Europe’s entire auto industry was led down the primrose lane of adopting a technology that now appears to be a commercial and regulatory dead-end. More than 70% of BMW and Daimler cars made for the European market last year were diesel. When honestly tested, one study shows the latest “Euro 6 Standard” vehicles miss their pollution targets by a whopping 400%.
Virtually everyone agrees Europe’s “dash for diesel” was a monstrous policy error, not to mention the proximate cause of the emissions-cheating scandal that has engulfed Volkswagen and other auto makers. Yet the overarching imperative today is to vilify the car companies and insist they do better at achieving meaningless reductions in CO 2 emissions, now by forcing them to build electric cars that customers must be bribed and pressured into buying. Not to be questioned, though, is the green agenda or the competence of Europe’s political class.
When a government conceit goes pop in such a disastrous way, we usually get reform. That won’t be the case here.
But at least, in this maelstrom, Volkswagen’s outside shareholders and German corporate-governance reformers saw a chance to solve one real problem—the excessive influence of government and labor appointees on Volkswagen’s supervisory board, where they work together to inflate employment.

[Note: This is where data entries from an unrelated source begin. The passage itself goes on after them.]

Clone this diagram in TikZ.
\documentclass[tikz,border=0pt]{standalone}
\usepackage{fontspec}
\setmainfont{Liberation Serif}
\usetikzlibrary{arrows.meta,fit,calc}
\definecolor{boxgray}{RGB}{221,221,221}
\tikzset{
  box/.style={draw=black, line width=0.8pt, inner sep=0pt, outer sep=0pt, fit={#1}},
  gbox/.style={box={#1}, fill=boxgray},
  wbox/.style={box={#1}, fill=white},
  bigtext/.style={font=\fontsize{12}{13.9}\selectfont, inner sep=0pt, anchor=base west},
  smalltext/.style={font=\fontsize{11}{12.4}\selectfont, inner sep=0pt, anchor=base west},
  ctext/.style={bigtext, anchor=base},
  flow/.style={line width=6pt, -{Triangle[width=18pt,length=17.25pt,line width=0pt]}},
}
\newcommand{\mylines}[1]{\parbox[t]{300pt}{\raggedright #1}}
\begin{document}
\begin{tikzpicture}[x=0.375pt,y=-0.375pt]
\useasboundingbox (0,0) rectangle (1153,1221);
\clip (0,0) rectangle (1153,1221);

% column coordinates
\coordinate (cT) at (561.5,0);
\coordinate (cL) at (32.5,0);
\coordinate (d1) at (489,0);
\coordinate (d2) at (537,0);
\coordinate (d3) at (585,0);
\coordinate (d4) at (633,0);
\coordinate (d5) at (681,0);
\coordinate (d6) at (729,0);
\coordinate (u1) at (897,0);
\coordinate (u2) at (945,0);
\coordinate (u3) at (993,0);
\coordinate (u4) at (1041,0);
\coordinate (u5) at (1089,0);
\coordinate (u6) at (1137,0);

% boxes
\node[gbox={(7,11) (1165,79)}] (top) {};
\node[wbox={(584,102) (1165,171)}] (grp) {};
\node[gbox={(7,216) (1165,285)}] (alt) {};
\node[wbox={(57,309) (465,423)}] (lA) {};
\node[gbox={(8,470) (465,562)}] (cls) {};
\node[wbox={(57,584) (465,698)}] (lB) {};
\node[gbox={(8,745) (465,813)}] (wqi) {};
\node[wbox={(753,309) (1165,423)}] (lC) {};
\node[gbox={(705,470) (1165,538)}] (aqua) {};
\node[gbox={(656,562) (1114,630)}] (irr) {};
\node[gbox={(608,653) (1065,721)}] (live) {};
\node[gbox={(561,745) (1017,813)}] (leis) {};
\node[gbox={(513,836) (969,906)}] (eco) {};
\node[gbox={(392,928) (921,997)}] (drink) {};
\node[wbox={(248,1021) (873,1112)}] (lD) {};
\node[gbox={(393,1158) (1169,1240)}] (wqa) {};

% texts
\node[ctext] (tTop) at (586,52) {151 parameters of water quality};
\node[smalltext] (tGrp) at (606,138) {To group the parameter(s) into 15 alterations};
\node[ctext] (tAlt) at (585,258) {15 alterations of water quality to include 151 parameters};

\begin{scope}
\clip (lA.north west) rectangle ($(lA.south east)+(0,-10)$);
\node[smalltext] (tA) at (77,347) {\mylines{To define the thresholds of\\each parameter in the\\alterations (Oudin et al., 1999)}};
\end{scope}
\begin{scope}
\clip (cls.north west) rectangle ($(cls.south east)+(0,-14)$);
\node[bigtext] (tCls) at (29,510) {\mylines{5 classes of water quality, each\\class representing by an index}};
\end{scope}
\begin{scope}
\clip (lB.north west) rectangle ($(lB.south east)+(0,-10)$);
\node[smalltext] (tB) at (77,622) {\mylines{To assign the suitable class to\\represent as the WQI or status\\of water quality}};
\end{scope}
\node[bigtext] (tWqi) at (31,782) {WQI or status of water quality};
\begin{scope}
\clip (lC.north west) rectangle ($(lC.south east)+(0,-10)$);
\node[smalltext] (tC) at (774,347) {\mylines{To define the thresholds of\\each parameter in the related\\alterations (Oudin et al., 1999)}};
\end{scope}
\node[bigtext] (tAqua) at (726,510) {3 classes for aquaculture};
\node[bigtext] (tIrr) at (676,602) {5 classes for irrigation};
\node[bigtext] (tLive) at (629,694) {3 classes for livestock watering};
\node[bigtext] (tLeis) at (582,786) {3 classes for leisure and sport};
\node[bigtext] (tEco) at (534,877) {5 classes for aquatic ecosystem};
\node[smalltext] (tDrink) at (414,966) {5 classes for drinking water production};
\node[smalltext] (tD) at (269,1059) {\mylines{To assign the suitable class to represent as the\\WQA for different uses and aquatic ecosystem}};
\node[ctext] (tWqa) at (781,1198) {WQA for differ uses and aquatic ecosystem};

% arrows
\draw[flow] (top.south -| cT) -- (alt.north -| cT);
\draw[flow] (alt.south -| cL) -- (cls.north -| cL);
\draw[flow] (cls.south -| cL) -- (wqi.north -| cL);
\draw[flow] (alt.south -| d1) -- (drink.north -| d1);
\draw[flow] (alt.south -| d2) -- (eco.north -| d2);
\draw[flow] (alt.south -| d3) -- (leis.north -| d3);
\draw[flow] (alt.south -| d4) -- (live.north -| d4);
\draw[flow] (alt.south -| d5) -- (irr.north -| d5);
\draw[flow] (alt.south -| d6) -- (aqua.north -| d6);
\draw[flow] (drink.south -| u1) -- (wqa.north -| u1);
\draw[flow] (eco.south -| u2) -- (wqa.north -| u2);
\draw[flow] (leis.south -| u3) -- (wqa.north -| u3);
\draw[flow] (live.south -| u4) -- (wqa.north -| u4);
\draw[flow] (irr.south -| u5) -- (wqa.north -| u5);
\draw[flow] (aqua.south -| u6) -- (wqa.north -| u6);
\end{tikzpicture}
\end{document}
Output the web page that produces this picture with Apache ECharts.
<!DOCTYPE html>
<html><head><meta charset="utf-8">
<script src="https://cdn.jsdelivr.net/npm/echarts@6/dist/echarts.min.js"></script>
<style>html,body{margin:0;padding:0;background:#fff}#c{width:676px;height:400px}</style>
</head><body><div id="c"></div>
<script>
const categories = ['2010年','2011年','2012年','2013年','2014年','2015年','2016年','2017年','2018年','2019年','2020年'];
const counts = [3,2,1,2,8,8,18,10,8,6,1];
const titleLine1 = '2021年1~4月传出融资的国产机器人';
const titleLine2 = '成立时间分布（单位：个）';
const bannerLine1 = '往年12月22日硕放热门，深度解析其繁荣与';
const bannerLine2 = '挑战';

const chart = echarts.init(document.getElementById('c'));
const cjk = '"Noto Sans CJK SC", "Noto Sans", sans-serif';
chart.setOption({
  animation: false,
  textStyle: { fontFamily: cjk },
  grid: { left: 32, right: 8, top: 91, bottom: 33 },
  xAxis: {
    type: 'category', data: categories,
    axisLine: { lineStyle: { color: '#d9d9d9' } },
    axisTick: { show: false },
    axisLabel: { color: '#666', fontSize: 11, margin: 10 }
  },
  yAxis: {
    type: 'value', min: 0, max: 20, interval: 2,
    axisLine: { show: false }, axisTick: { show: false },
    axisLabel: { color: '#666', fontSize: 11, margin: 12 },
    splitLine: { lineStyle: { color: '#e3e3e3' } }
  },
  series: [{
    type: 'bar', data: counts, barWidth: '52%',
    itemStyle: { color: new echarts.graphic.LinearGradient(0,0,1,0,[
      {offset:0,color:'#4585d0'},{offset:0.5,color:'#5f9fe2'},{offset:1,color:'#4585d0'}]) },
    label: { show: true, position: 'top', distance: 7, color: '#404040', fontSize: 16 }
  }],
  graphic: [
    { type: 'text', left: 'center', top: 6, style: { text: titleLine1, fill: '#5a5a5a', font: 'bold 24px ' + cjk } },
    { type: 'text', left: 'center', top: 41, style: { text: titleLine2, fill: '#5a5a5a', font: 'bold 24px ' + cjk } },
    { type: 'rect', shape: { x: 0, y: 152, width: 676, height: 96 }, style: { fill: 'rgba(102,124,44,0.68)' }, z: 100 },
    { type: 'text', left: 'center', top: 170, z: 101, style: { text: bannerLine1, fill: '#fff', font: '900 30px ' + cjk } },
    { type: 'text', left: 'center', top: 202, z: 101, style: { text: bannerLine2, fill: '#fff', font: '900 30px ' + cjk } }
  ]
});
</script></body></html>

It takes VW twice as many workers to build a car as it does Toyota.
And VW reformers looked set to prevail at this past summer’s annual meeting until, at the last minute, the company’s ruling families, the Porsches and the Piëchs, caved to a jigged-up rescue of the status quo.
In place of depoliticizing the company and improving efficiency, Volkswagen adopted a set of faddish promises to invest in electric cars, ride-sharing and the new “mobility economy.” All this was cover for the real agenda—a big pay hike and fresh promises of job security for unionized workers despite the $25 billion (and growing) cost of the diesel cheating scandal.
As a lengthy Reuters report frankly summarized, Volkswagen’s new “strategy” is chiefly a political kludge designed to create a simulacrum of change so real change doesn’t have to happen.
We have here an emblem of the Western world’s infirmity. Multiple irrationality loops have taken over. Climate policy is the primary example—a pure traffic in costly gestures that create no real benefits for the public. In the U.S., the totality of Obama climate policies—his fuel mileage targets, his coal regulations, his wind and solar subsidies—would not make a detectable difference in the earth’s climate even if given a century to work their nonmagic. Yet the cost will be hundreds of billions."